» THE PROBLEM
Will you repeat only the lines from the one with "Clone this chart in Apache ECharts." through the one with "const plotWidth = 1291 - plotLeft;", both included, leaving every picture out?

» DATASET RECORDS

* START *

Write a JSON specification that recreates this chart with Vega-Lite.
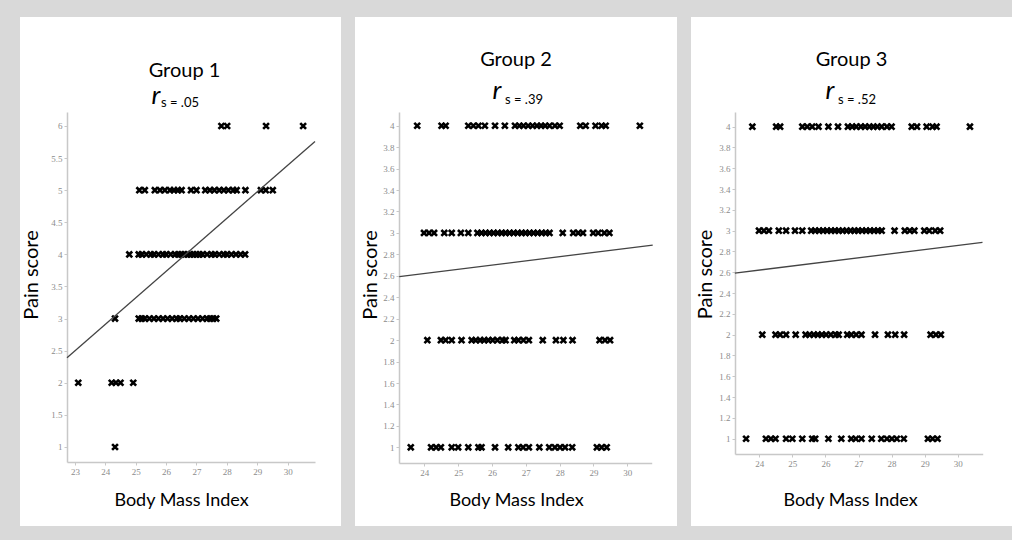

* END *
* START *

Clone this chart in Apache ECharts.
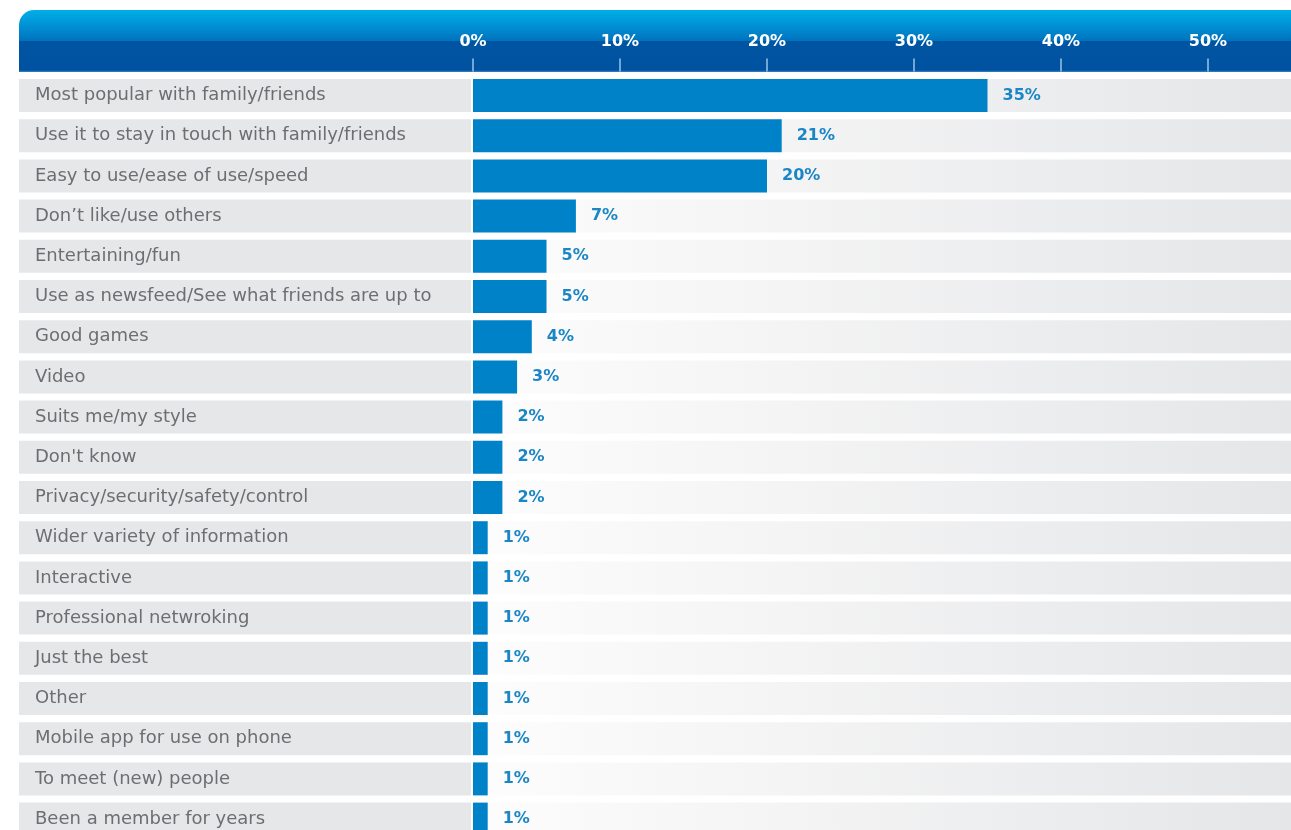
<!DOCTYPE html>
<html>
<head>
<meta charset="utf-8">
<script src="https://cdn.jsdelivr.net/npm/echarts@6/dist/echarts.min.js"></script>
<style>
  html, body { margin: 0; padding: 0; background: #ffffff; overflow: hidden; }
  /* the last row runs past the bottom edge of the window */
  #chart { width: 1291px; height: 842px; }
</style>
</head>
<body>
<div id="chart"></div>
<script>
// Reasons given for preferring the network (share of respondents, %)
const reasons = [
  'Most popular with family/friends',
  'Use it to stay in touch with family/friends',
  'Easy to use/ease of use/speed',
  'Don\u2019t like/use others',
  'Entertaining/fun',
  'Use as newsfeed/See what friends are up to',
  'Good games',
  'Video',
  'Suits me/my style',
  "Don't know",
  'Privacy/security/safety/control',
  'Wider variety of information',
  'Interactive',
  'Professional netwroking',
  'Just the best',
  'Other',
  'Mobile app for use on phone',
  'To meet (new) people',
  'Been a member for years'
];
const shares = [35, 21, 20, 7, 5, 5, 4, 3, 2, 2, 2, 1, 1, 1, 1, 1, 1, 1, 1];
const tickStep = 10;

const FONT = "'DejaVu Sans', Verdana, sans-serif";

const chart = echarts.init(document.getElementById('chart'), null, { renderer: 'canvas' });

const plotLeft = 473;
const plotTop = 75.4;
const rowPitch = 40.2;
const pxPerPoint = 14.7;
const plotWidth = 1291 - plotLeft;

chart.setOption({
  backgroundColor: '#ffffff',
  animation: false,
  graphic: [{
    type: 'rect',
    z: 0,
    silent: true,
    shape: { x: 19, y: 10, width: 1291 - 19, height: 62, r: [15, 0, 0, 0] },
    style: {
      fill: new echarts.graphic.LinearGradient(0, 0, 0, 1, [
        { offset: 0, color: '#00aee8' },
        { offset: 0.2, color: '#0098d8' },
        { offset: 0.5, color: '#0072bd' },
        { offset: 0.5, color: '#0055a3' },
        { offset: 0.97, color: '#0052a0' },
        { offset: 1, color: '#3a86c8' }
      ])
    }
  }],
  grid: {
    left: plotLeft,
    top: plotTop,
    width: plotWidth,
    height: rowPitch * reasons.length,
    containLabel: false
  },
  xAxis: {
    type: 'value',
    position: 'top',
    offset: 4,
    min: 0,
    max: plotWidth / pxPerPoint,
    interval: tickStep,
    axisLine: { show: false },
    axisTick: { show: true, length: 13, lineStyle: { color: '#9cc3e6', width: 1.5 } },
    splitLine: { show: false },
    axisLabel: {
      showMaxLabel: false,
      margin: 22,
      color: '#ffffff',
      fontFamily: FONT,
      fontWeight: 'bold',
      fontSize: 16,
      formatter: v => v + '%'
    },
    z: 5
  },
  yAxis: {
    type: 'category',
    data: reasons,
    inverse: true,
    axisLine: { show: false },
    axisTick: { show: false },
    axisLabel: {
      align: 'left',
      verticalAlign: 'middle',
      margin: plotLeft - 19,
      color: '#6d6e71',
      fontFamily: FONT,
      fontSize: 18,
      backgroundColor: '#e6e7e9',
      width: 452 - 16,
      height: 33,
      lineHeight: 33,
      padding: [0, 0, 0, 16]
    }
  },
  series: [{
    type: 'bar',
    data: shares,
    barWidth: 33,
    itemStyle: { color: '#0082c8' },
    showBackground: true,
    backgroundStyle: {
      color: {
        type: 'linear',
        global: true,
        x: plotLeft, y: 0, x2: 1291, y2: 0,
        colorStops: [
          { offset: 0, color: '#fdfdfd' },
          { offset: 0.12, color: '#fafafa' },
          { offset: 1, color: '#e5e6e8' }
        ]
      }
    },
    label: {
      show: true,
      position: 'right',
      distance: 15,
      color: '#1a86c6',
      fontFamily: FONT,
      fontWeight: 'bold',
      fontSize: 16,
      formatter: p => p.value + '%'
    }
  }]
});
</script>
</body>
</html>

* END *

» EXERCISE RESULT
Clone this chart in Apache ECharts.
<!DOCTYPE html>
<html>
<head>
<meta charset="utf-8">
<script src="https://cdn.jsdelivr.net/npm/echarts@6/dist/echarts.min.js"></script>
<style>
  html, body { margin: 0; padding: 0; background: #ffffff; overflow: hidden; }
  /* the last row runs past the bottom edge of the window */
  #chart { width: 1291px; height: 842px; }
</style>
</head>
<body>
<div id="chart"></div>
<script>
// Reasons given for preferring the network (share of respondents, %)
const reasons = [
  'Most popular with family/friends',
  'Use it to stay in touch with family/friends',
  'Easy to use/ease of use/speed',
  'Don\u2019t like/use others',
  'Entertaining/fun',
  'Use as newsfeed/See what friends are up to',
  'Good games',
  'Video',
  'Suits me/my style',
  "Don't know",
  'Privacy/security/safety/control',
  'Wider variety of information',
  'Interactive',
  'Professional netwroking',
  'Just the best',
  'Other',
  'Mobile app for use on phone',
  'To meet (new) people',
  'Been a member for years'
];
const shares = [35, 21, 20, 7, 5, 5, 4, 3, 2, 2, 2, 1, 1, 1, 1, 1, 1, 1, 1];
const tickStep = 10;

const FONT = "'DejaVu Sans', Verdana, sans-serif";

const chart = echarts.init(document.getElementById('chart'), null, { renderer: 'canvas' });

const plotLeft = 473;
const plotTop = 75.4;
const rowPitch = 40.2;
const pxPerPoint = 14.7;
const plotWidth = 1291 - plotLeft;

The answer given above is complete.